It’s been more than a week since the Coudersport Area Municipal Authority unanimously approved a string of resolutions terminating its relationship with Epiphany Environmental LLC and the proposed $1 million wastewater treatment plant along the Allegheny River.
The pressure brought by the Seneca Nation of Indians and its supporters led to a critical potential client saying it wouldn’t use the plant, effectively ending the affair — at least at the Potter County site.
But as the Senecas and environmentalists celebrate their successful effort against the plant, a question can still be raised: Does the process of treating hydraulic-fracturing wastewater proposed by Epiphany actually work?
In other circumstances, perhaps development of the “distilling” process, making fracking wastewater “clean enough to drink” (using Epiphany’s words) is still worth pursuing. It’s a certainty in states like Pennsylvania, where fracking in the shale formations for natural gas continues unabated, that any viable solution for wastewater deserves attention.

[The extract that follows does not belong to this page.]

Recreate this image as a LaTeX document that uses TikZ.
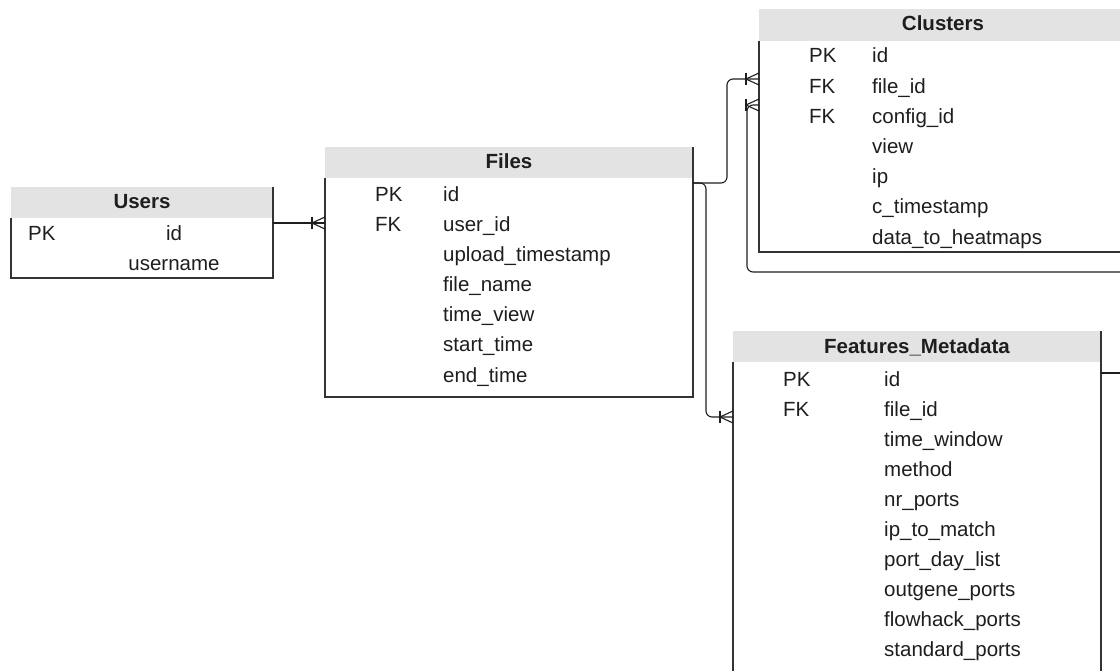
\documentclass[tikz,border=0pt]{standalone}
\usepackage{fontspec}
\setmainfont{Liberation Sans}
\usetikzlibrary{calc}
\definecolor{hdr}{HTML}{E3E3E3}
\definecolor{ink}{HTML}{1E1E1E}
\definecolor{edge}{HTML}{333333}
\tikzset{
  hdrbox/.style={fill=hdr, draw=none, anchor=north west, inner sep=0pt, outer sep=0pt},
  bodybox/.style={draw=none, anchor=north west, inner sep=0pt, outer sep=0pt},
  title/.style={font=\fontsize{20.5}{24}\selectfont\bfseries, text=ink, anchor=base, inner sep=0pt},
  fld/.style={font=\fontsize{20.5}{24}\selectfont, text=ink, anchor=base west, inner sep=0pt},
  fldc/.style={fld, anchor=base},
  border/.style={draw=edge, line width=1.3pt},
  conn/.style={draw=ink, line width=1.1pt, rounded corners=6pt},
  foot/.style={draw=ink, line width=1.1pt},
  crow/.pic={
    \draw[foot] (-13,-6) -- (-13,6);
    \draw[foot] (0,-6) -- (-13,0) -- (0,6);
  }
}
\begin{document}
\begin{tikzpicture}[x=1pt, y=-1pt]
\useasboundingbox (0,0) rectangle (1120,671);
\clip (0,0) rectangle (1120,671);

% ---------- Users ----------
\node[hdrbox, minimum width=262, minimum height=31] (uh) at (11,187) {};
\node[bodybox, minimum width=262, minimum height=60] (ub) at (11,218) {};
\draw[border] (uh.north east) -- (ub.south east) -- (ub.south west) -- (ub.north west);
\node[title] (ut) at (142,209) {Users};
\node[fld] (upk) at (28,241) {PK};
\node[fldc] (u1) at (174,241) {id};
\node[fldc] (u2) at (174,271) {username};

% ---------- Files ----------
\node[hdrbox, minimum width=368, minimum height=31] (fh) at (325,147) {};
\node[bodybox, minimum width=368, minimum height=219] (fb) at (325,178) {};
\draw[border] (fh.north east) -- (fb.south east) -- (fb.south west) -- (fb.north west);
\node[title] (ft) at (509,169) {Files};
\node[fld] (fpk) at (375,202) {PK};
\node[fld] (ffk) at (375,232) {FK};
\foreach \t [count=\i from 0] in {id,user\_id,upload\_timestamp,file\_name,time\_view,start\_time,end\_time}
  \node[fld] (f\i) at (443,202+30*\i) {\t};

% ---------- Clusters ----------
\node[hdrbox, minimum width=368, minimum height=32] (ch) at (759,9) {};
\node[bodybox, minimum width=368, minimum height=211] (cb) at (759,41) {};
\draw[border] (ch.north east) -- (cb.south east) -- (cb.south west) -- (cb.north west);
\node[title] (ct) at (943,31) {Clusters};
\node[fld] (cpk) at (809,63) {PK};
\node[fld] (cfk1) at (809,93.2) {FK};
\node[fld] (cfk2) at (809,123.4) {FK};
\foreach \t [count=\i from 0] in {id,file\_id,config\_id,view,ip,c\_timestamp,data\_to\_heatmaps}
  \node[fld] (c\i) at (872,63+30.2*\i) {\t};

% ---------- Features_Metadata ----------
\node[hdrbox, minimum width=368, minimum height=31] (mh) at (733,331) {};
\node[bodybox, minimum width=368, minimum height=360] (mb) at (733,362) {};
\draw[border] (mh.north east) -- (mb.south east) -- (mb.south west) -- (mb.north west);
\node[title] (mt) at (917,353) {Features\_Metadata};
\node[fld] (mpk) at (783,386) {PK};
\node[fld] (mfk) at (783,416.1) {FK};
\foreach \t [count=\i from 0] in {id,file\_id,time\_window,method,nr\_ports,ip\_to\_match,port\_day\_list,outgene\_ports,flowhack\_ports,standard\_ports}
  \node[fld] (m\i) at (884,386+30.1*\i) {\t};

% ---------- connector end points ----------
\coordinate (us) at ($(ub.north east)+(0,5)$);
\coordinate (fA) at ($(fb.north west)+(0,45)$);
\coordinate (fs) at ($(fb.north east)+(0,5)$);
\coordinate (cA) at ($(cb.north west)+(0,38)$);
\coordinate (cB) at ($(cb.north west)+(0,64)$);
\coordinate (mA) at ($(mb.north west)+(0,55)$);
\coordinate (ms) at ($(mb.north east)+(0,11)$);
\coordinate (rD) at (1120,272);
\coordinate (rE) at (1120,373);

% ---------- connectors ----------
\draw[conn] (us) -- (fA);
\draw[conn] (fs) -- ($(fs)+(34,0)$) |- (cA);
\draw[conn] (fs) -- ($(fs)+(13,0)$) |- (mA);
\draw[conn] (rD) -| ($(cB)+(-12,0)$) -- (cB);
\draw[conn] (ms) -- (rE);

\pic at (fA) {crow};
\pic at (cA) {crow};
\pic at (cB) {crow};
\pic at (mA) {crow};
\end{tikzpicture}
\end{document}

But Epiphany, clearly not anticipating the level of opposition that would arise, picked the wrong area to try it out.
There are many waterways in the state of Pennsylvania in which the quality is far more degraded because of past industrial abuses than the Allegheny, particularly its upper reaches. (More on that later.) Indeed, the Allegheny was the state’s 2017 River of the Year, as named by the Pennsylvania Department of Conservation and Natural Resources and the Pennsylvania Organization for Waterways and Rivers.
There are also plenty of other Pennsylvania waterways that don’t, in a few short miles, button-hook up into decidedly anti-fracking New York state and flow through a Native American reservation that already has a justified history of grievance regarding the river. A look at a map — made by someone who pays attention to such things during the media storm the Lakotas created in their opposition to the Keystone Pipeline out West — might have revealed some red flags.
In the end, “Trust us,” the fallback position used too often by industry when the environment is concerned, wasn’t enough.
Epiphany needed to demonstrate proof, far more effectively than it did, that its processes were ready for live application — particularly the issue of removing radioactive trace material from any water to be discharged back into the environment.
It’s too bad, really, because it seems the fracking industry as a whole could use a win in the court of public opinion regarding more solutions regarding its waste. It’s frankly amazing that the energy companies themselves aren’t more proactive in this area, rather than relying on ancillary startups like the Epiphany project to handle its waste byproducts.
Take, for instance, a scenario in which the same project were established on one of the tributaries of the West Branch of the Susquehanna River — not far from the headwaters of the Allegheny — long defiled by acid mine drainage from abandoned surface coal mines. The West Branch and many of its tributaries, which flow through some of the most picturesque country east of the Mississippi, were long dead, devoid of aquatic life, and only now are recovering.
Water discharged from the kind of plant Epiphany wanted to establish could be treated with lime to remove metals and raise its alkalinity, which could further help reduce the acidity of the Susquehanna system’s waters.
Just a PR-friendly thought.
JKLM Energy — based in the Pittsburgh area and owned by Buffalo Bills and Sabres owner Terry Pegula — walked away pretty casually from Epiphany when things got too sticky regarding the Potter County proposal. Yet JKLM and other fracking operators’ needs remain for better solutions than tank-trucking wastewater, in some cases hundreds of miles, for disposal.
Fracking brought jobs and revenues to Pennsylvania, while the shale gas boom has resulted in billions in energy-cost savings and greater energy independence for the nation. Natural gas has played an important role in reducing the number of dirtier coal-fired power plants. These are facts.
But fracking comes with an environmental cost, not least complications on what to do with waste byproduct. That also is fact.
I for one hope Epiphany can find its place in an equation of solutions. Innovation is the watchword of the energy game — it was innovation that developed the fracking process in the first place.
Anything the industry can do more to develop or support innovative ways to answer such challenges as wastewater disposal or even containing methane emissions is good for everyone.